CULTURAL CLASHES

Jayashantha Jayawardhana

notes the conflicts teams face

Cultural problems are cropping up with increasing frequency as companies go global and people from different cultures are called on to collaborate on all sorts of projects. Researchers Jeanne Brett, Kristin Behfar and Mary Kern explore this topic in detail in their article titled ‘Managing Cultural Teams.’

They cite a case concerning a major international software company that saw a classic cultural clash derail an important project.

When the company needed to expedite a new product, the project manager assembled a team of employees from India and the US – and from the beginning, the team members failed to agree on a delivery date. The Americans believed it would take about three weeks to complete the project whereas the Indians forecast three months.

Due to setbacks and delays, the situation worsened and the project manager had to intervene but the damage had already been done.

The researchers observed that multicultural teams often engender frustrating management dilemmas. Even though it’s known that cultural differences can create major obstacles to effective teamwork, these may be subtle and difficult to recognise until substantial damage has already been done.

While people generally assume that problems in multicultural teams stem from differing styles of communication, the researchers (based on extensive research evidence) emphasise that it’s only one of the four major causes of cultural conflicts.
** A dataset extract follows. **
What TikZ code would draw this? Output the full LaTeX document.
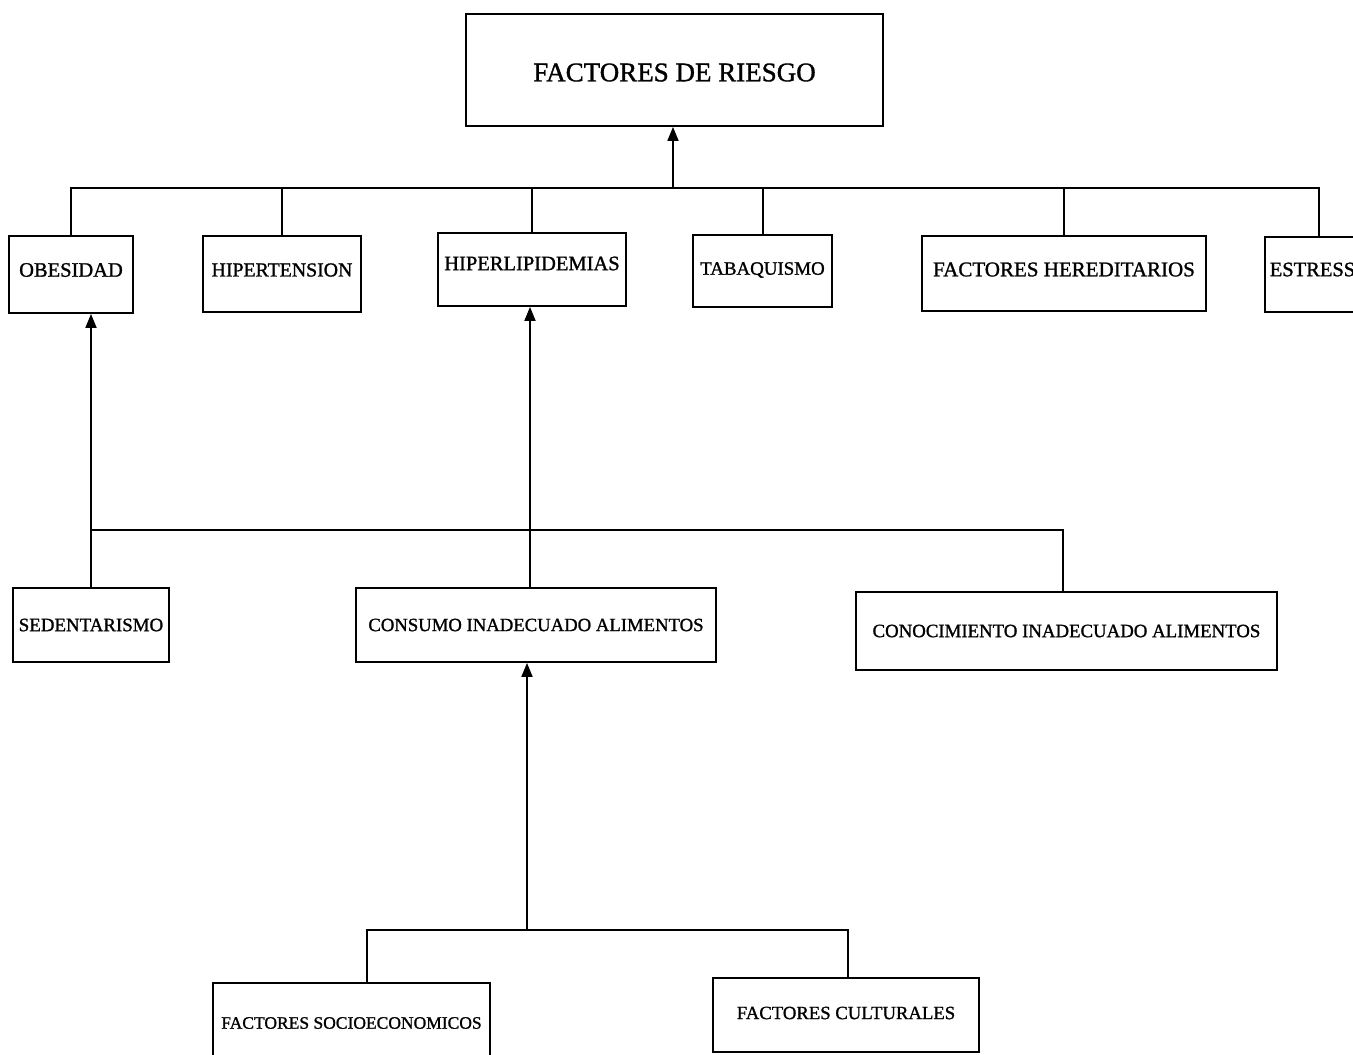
\documentclass[tikz,border=0pt]{standalone}
\usepackage{fontspec}
\setmainfont{Liberation Serif}[FakeBold=1.2]
\usetikzlibrary{arrows.meta}
\newcommand{\rz}[2]{\raisebox{#1pt}[\height][\depth]{#2}}
\newcommand{\fs}[1]{\fontsize{#1}{#1}\selectfont}
\tikzset{
  box/.style={draw, line width=1.8pt, inner sep=0pt, anchor=center},
  conn/.style={line width=1.8pt},
  arr/.style={line width=1.8pt, -{Triangle[length=14pt,width=11pt]}}
}
\begin{document}
\begin{tikzpicture}[x=1pt,y=1pt]
\useasboundingbox (0,0) rectangle (1353,-1055);
% boxes
\node[box, minimum width=417, minimum height=112, font=\fs{27}] (title) at (674.5,-70) {\rz{-2.5}{FACTORES DE RIESGO}};
\node[box, minimum width=124, minimum height=77, font=\fs{20.5}] (obes) at (71,-274.5) {\rz{4.5}{OBESIDAD}};
\node[box, minimum width=158, minimum height=76, font=\fs{19.8}] (hipt) at (282,-274) {\rz{4}{HIPERTENSION}};
\node[box, minimum width=188, minimum height=73, font=\fs{20.5}] (hlip) at (532,-269.5) {\rz{6}{HIPERLIPIDEMIAS}};
\node[box, minimum width=139, minimum height=72, font=\fs{18.9}] (taba) at (762.5,-271) {\rz{1}{TABAQUISMO}};
\node[box, minimum width=284, minimum height=75, font=\fs{21}] (fher) at (1064,-273.5) {\rz{4}{FACTORES HEREDITARIOS}};
\node[box, minimum width=95, minimum height=75, font=\fs{20.5}] (estr) at (1312.5,-274.5) {\rz{5}{ESTRESS}};
\node[box, minimum width=156, minimum height=74, font=\fs{18.9}] (sed) at (91,-625) {SEDENTARISMO};
\node[box, minimum width=360, minimum height=74, font=\fs{18.7}] (cons) at (536,-625) {CONSUMO INADECUADO ALIMENTOS};
\node[box, minimum width=421, minimum height=78, font=\fs{18.8}] (cono) at (1066.5,-631) {CONOCIMIENTO INADECUADO ALIMENTOS};
\node[box, minimum width=277, minimum height=79, font=\fs{17.5}] (soc) at (351.5,-1022.5) {\rz{-0.5}{FACTORES SOCIOECONOMICOS}};
\node[box, minimum width=266, minimum height=74, font=\fs{18.7}] (cult) at (846,-1015) {\rz{2}{FACTORES CULTURALES}};
% junction coordinates
\coordinate (j1) at (673,-188);
\coordinate (j6) at (1319,-188);
\coordinate (m1) at (91,-530);
\coordinate (mh) at (530,-530);
\coordinate (mr) at (1063,-530);
\coordinate (b0) at (527,-930);
\coordinate (bl) at (367,-930);
\coordinate (br) at (848,-930);
% top level
\draw[arr] (j1) -- (j1 |- title.south);
\draw[conn] (obes.north) -- (obes.north |- j1) -- (j6) -- (j6 |- estr.north);
\draw[conn] (hipt.north) -- (hipt.north |- j1);
\draw[conn] (hlip.north) -- (hlip.north |- j1);
\draw[conn] (763,-188) -- (taba.north -| 763,0);
\draw[conn] (fher.north) -- (fher.north |- j1);
% middle level
\draw[arr] (sed.north) -- (sed.north |- obes.south);
\draw[arr] (mh |- cons.north) -- (mh |- hlip.south);
\draw[conn] (m1) -- (mr) -- (mr |- cono.north);
% bottom level
\draw[arr] (b0) -- (b0 |- cons.south);
\draw[conn] (soc.north -| bl) -- (bl) -- (br) -- (br |- cult.north);
\end{tikzpicture}
\end{document}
These conflicts are direct compared to indirect communication, trouble with accents and fluency, differing attitudes to hierarchy and authority, and conflicting norms of decision making. So what do these conflicts mean?

COMMUNICATION In Western cultures, communication is typically straightforward and explicit. The meaning is clear on the surface and one doesn’t have to know much about the context or the speaker to interpret it.

However, this isn’t the case in many other cultures where typically, the true meaning remains beneath the surface.

In Japan for example, people want to talk and discuss, and make sure there’s harmony in the rest of the organisation. As one American manager who worked with a Japanese team to build an interface for a Japanese-US data system said, “one of the hardest lessons for me was when I thought they were saying ‘yes’ when they simply meant ‘we’re listening to you’.”

LANGUAGE SKILLS Most people read and misread one’s fluency in language as an unmistakable sign of his or her proven expertise in the subject under discussion. Worse still, they tend to regard one’s lack of language fluency as a lack of competency.


But the truth is that there can be smart people who are fluent and incompetent people who aren’t gifted in language skills. But there can be smart people who aren’t very fluent and incompetent people who are gifted with language skills.

Based on such misconceptions, some managers tend to write off what their foreign colleagues who aren’t so fluent bring to the table. The consequences of such flawed conclusions reach way beyond personal grudges and result in massive losses if they go unchecked.

CULTURAL NORMS Typically, multicultural teams have a somewhat flat structure. But team members who hail from countries where hierarchy is held in almost religious fervour find themselves rather ill at ease operating in such flat structures. Such deferential attitudes can damage their status and credibility, and consequently impede career growth in egalitarian cultures.

The researchers quote a manager of Mexican heritage who was working in a credit and underwriting team at a bank.

He explained: “In Mexican culture, you’re always supposed to be humble. So whether you understand something or not, you’re supposed to put it in the form of a question. You have to keep it open-ended out of respect. I think that actually, this worked against me because the Americans thought I really didn’t know what I was talking about. So it made me feel like they thought I was wavering on my answer.”

DECISION MAKING When it comes to the relative speed of decision making, cultures vary widely. For instance, managers in the US make decisions very quickly with little analysis. The researchers cite the case of a Brazilian manager at an American company who was negotiating to buy South Korean products destined for Latin America.

“On the first day, we agreed on three points; and on the second day, the US-Spanish side wanted to start with point four. But the Korean side wanted to go back and discuss points one through three again,” he said.

So if you experience this in your workplace at any time, it’s important to read these cultural nuances accurately rather than make assumptions. It is only then that you’ll be able to figure out the right way to resolve such conflicts.